→ What you will do:
Find the lines in these entries that include the word "this" and state how many there are, with no other words.
start Exercise materials
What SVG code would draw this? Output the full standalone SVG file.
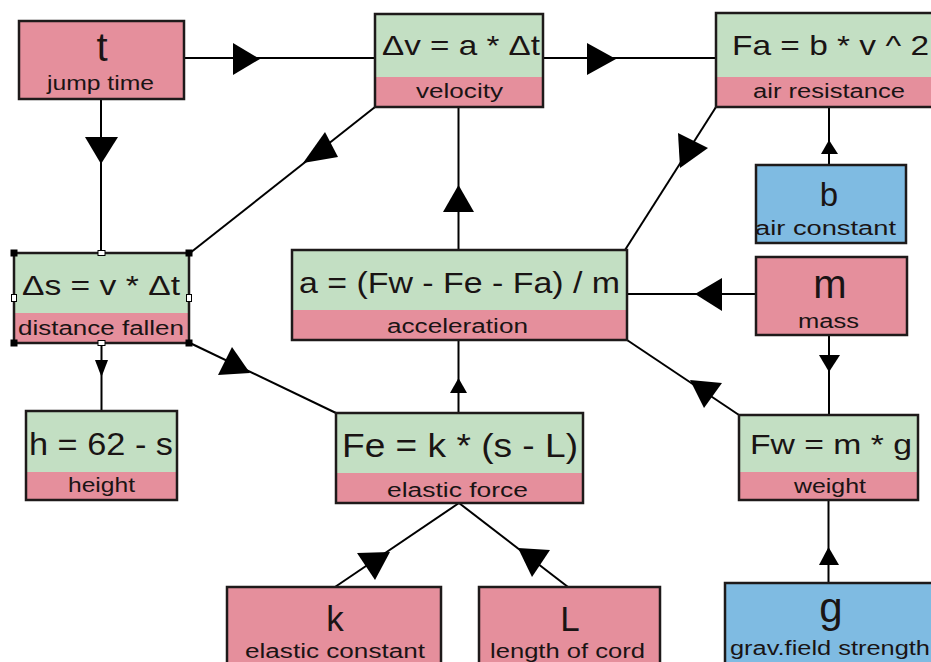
<svg xmlns="http://www.w3.org/2000/svg" width="931" height="662" viewBox="0 0 931 662">
<style>
.bx{fill:none;stroke:#1e1a1a;stroke-width:2.5}
.pk{fill:#e58f9c}
.gr{fill:#c3dfc3}
.bl{fill:#7fbbe2}
.ln{stroke:#000;stroke-width:2;fill:none}
.ah{fill:#000}
text{font-family:"Liberation Sans",Arial,sans-serif;fill:#1a1414}
.f{font-size:28px}
.s{font-size:20px}
.v{text-anchor:middle}
.hb{fill:#000}
.hw{fill:#fff;stroke:#000;stroke-width:1}
</style>
<rect width="931" height="662" fill="#fff"/>
<g id="connectors">
<line class="ln" x1="184" y1="58" x2="375" y2="58"/>
<polygon class="ah" points="233,43 233,75 260,59"/>
<line class="ln" x1="101" y1="99" x2="101" y2="253"/>
<polygon class="ah" points="85,137 118,137 101,164"/>
<line class="ln" x1="375" y1="107" x2="190" y2="253"/>
<polygon class="ah" points="325,132 338,157 303,163"/>
<line class="ln" x1="543" y1="58" x2="716" y2="58"/>
<polygon class="ah" points="587,43 587,75 616,59"/>
<line class="ln" x1="458.5" y1="250" x2="458.5" y2="107"/>
<polygon class="ah" points="443,212 474,212 458.5,185"/>
<line class="ln" x1="716" y1="107" x2="625" y2="250"/>
<polygon class="ah" points="678,133 708,148 680,168"/>
<line class="ln" x1="829" y1="165" x2="829" y2="107"/>
<polygon class="ah" points="821,154 838,154 829,140"/>
<line class="ln" x1="756" y1="294" x2="627" y2="294"/>
<polygon class="ah" points="722,278 722,311 695,294"/>
<line class="ln" x1="829" y1="335" x2="829" y2="415"/>
<polygon class="ah" points="819,355 840,355 829,372"/>
<line class="ln" x1="739" y1="415" x2="627" y2="340"/>
<polygon class="ah" points="690,380 722,383 704,408"/>
<line class="ln" x1="101.5" y1="343" x2="101.5" y2="411"/>
<polygon class="ah" points="95,360 108,360 101.5,377"/>
<line class="ln" x1="190" y1="343" x2="336" y2="413"/>
<polygon class="ah" points="232,347 218,375 250,373"/>
<line class="ln" x1="458.5" y1="413" x2="458.5" y2="340"/>
<polygon class="ah" points="458.5,378 450,393 467,393"/>
<line class="ln" x1="335" y1="587" x2="459" y2="503"/>
<polygon class="ah" points="357,553 390,552 375,580"/>
<line class="ln" x1="459" y1="503" x2="568" y2="587"/>
<polygon class="ah" points="518,548 550,550 532,577"/>
<line class="ln" x1="828.5" y1="583" x2="828.5" y2="500"/>
<polygon class="ah" points="819,565 839,565 828.5,547"/>
</g>
<g id="node-t">
<rect class="pk" x="19" y="21" width="165" height="78"/>
<rect class="bx" x="19" y="21" width="165" height="78"/>
<text class="v" x="102" y="61" font-size="40">t</text>
<text class="s" x="47" y="90" textLength="107" lengthAdjust="spacingAndGlyphs">jump time</text>
</g>
<g id="node-velocity">
<rect class="gr" x="375" y="14" width="168" height="63"/>
<rect class="pk" x="375" y="77" width="168" height="30"/>
<rect class="bx" x="375" y="14" width="168" height="93"/>
<text class="f" x="382" y="55" textLength="158" lengthAdjust="spacingAndGlyphs">Δv = a * Δt</text>
<text class="s" x="416" y="98" textLength="87" lengthAdjust="spacingAndGlyphs">velocity</text>
</g>
<g id="node-air-resistance">
<rect class="gr" x="716" y="13" width="230" height="64"/>
<rect class="pk" x="716" y="77" width="230" height="30"/>
<rect class="bx" x="716" y="13" width="230" height="94"/>
<text class="f" x="732" y="55" textLength="197" lengthAdjust="spacingAndGlyphs">Fa = b * v ^ 2</text>
<text class="s" x="753" y="98" textLength="152" lengthAdjust="spacingAndGlyphs">air resistance</text>
</g>
<g id="node-b">
<rect class="bl" x="756" y="165" width="150" height="78"/>
<rect class="bx" x="756" y="165" width="150" height="78"/>
<text class="v" x="829" y="206" font-size="33">b</text>
<text class="s" x="755" y="235" textLength="141" lengthAdjust="spacingAndGlyphs">air constant</text>
</g>
<g id="node-distance">
<rect class="gr" x="14" y="253" width="175" height="60"/>
<rect class="pk" x="14" y="313" width="175" height="30"/>
<rect class="bx" x="14" y="253" width="175" height="90"/>
<text x="22" y="295" font-size="27" textLength="158" lengthAdjust="spacingAndGlyphs">Δs = v * Δt</text>
<text class="s" x="18" y="335" textLength="166" lengthAdjust="spacingAndGlyphs">distance fallen</text>
<rect class="hb" x="10.5" y="249.5" width="7" height="7"/>
<rect class="hb" x="185.5" y="249.5" width="7" height="7"/>
<rect class="hb" x="10.5" y="339.5" width="7" height="7"/>
<rect class="hb" x="185.5" y="339.5" width="7" height="7"/>
<rect class="hw" x="98" y="250.5" width="7" height="5"/>
<rect class="hw" x="98" y="340.5" width="7" height="5"/>
<rect class="hw" x="11.5" y="294.5" width="5" height="7"/>
<rect class="hw" x="186.5" y="294.5" width="5" height="7"/>
</g>
<g id="node-acceleration">
<rect class="gr" x="292" y="250" width="335" height="60"/>
<rect class="pk" x="292" y="310" width="335" height="30"/>
<rect class="bx" x="292" y="250" width="335" height="90"/>
<text x="299" y="293" font-size="29" textLength="321" lengthAdjust="spacingAndGlyphs">a = (Fw - Fe - Fa) / m</text>
<text class="s" x="387" y="333" textLength="141" lengthAdjust="spacingAndGlyphs">acceleration</text>
</g>
<g id="node-m">
<rect class="pk" x="756" y="257" width="151" height="78"/>
<rect class="bx" x="756" y="257" width="151" height="78"/>
<text class="v" x="830" y="298" font-size="40">m</text>
<text class="s" x="798" y="328" textLength="61" lengthAdjust="spacingAndGlyphs">mass</text>
</g>
<g id="node-height">
<rect class="gr" x="26" y="411" width="151" height="61"/>
<rect class="pk" x="26" y="472" width="151" height="28"/>
<rect class="bx" x="26" y="411" width="151" height="89"/>
<text x="29" y="455" font-size="31" textLength="144" lengthAdjust="spacingAndGlyphs">h = 62 - s</text>
<text class="s" x="68" y="492" textLength="67" lengthAdjust="spacingAndGlyphs">height</text>
</g>
<g id="node-elastic-force">
<rect class="gr" x="336" y="413" width="247" height="60"/>
<rect class="pk" x="336" y="473" width="247" height="30"/>
<rect class="bx" x="336" y="413" width="247" height="90"/>
<text x="342" y="457" font-size="34" textLength="236" lengthAdjust="spacingAndGlyphs">Fe = k * (s - L)</text>
<text class="s" x="387" y="497" textLength="141" lengthAdjust="spacingAndGlyphs">elastic force</text>
</g>
<g id="node-weight">
<rect class="gr" x="739" y="415" width="179" height="57"/>
<rect class="pk" x="739" y="472" width="179" height="28"/>
<rect class="bx" x="739" y="415" width="179" height="85"/>
<text class="f" x="750" y="454" textLength="162" lengthAdjust="spacingAndGlyphs">Fw = m * g</text>
<text class="s" x="794" y="493" textLength="72" lengthAdjust="spacingAndGlyphs">weight</text>
</g>
<g id="node-k">
<rect class="pk" x="227" y="587" width="214" height="90"/>
<rect class="bx" x="227" y="587" width="214" height="90"/>
<text class="v" x="335" y="631" font-size="35">k</text>
<text class="s" x="245" y="658" textLength="180" lengthAdjust="spacingAndGlyphs">elastic constant</text>
</g>
<g id="node-L">
<rect class="pk" x="479" y="587" width="181" height="90"/>
<rect class="bx" x="479" y="587" width="181" height="90"/>
<text class="v" x="570" y="631" font-size="35">L</text>
<text class="s" x="490" y="658" textLength="155" lengthAdjust="spacingAndGlyphs">length of cord</text>
</g>
<g id="node-g">
<rect class="bl" x="725" y="583" width="210" height="90"/>
<rect class="bx" x="725" y="583" width="210" height="90"/>
<text class="v" x="831" y="622" font-size="42">g</text>
<text class="s" x="730" y="655" textLength="200" lengthAdjust="spacingAndGlyphs">grav.field strength</text>
</g>
</svg>
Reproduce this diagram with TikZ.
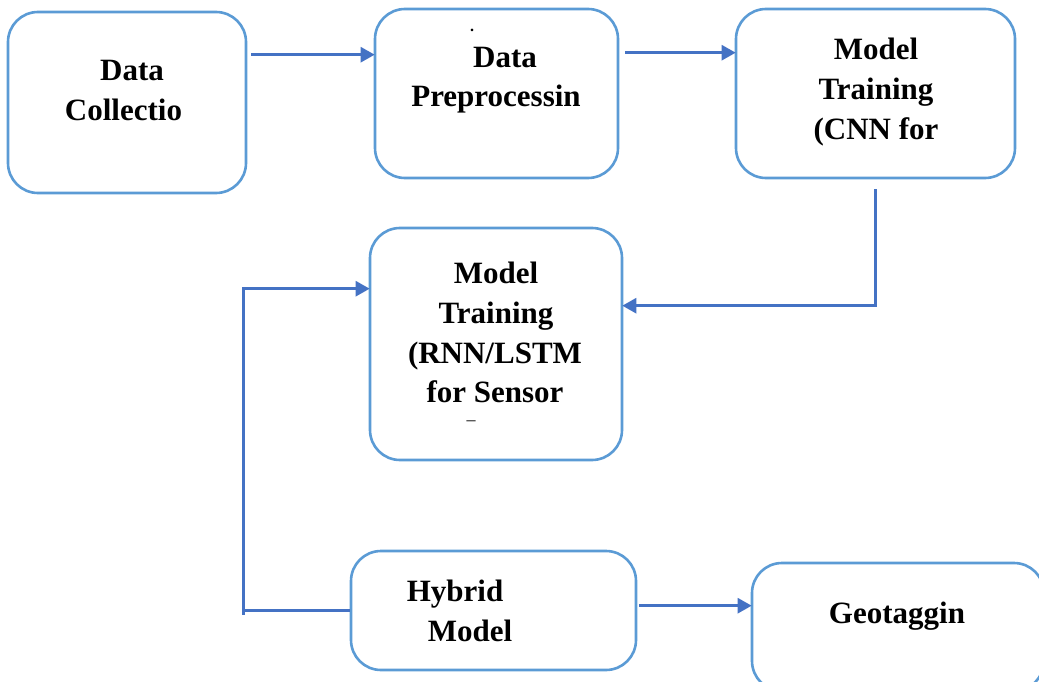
end Exercise materials
→ The completed task:
2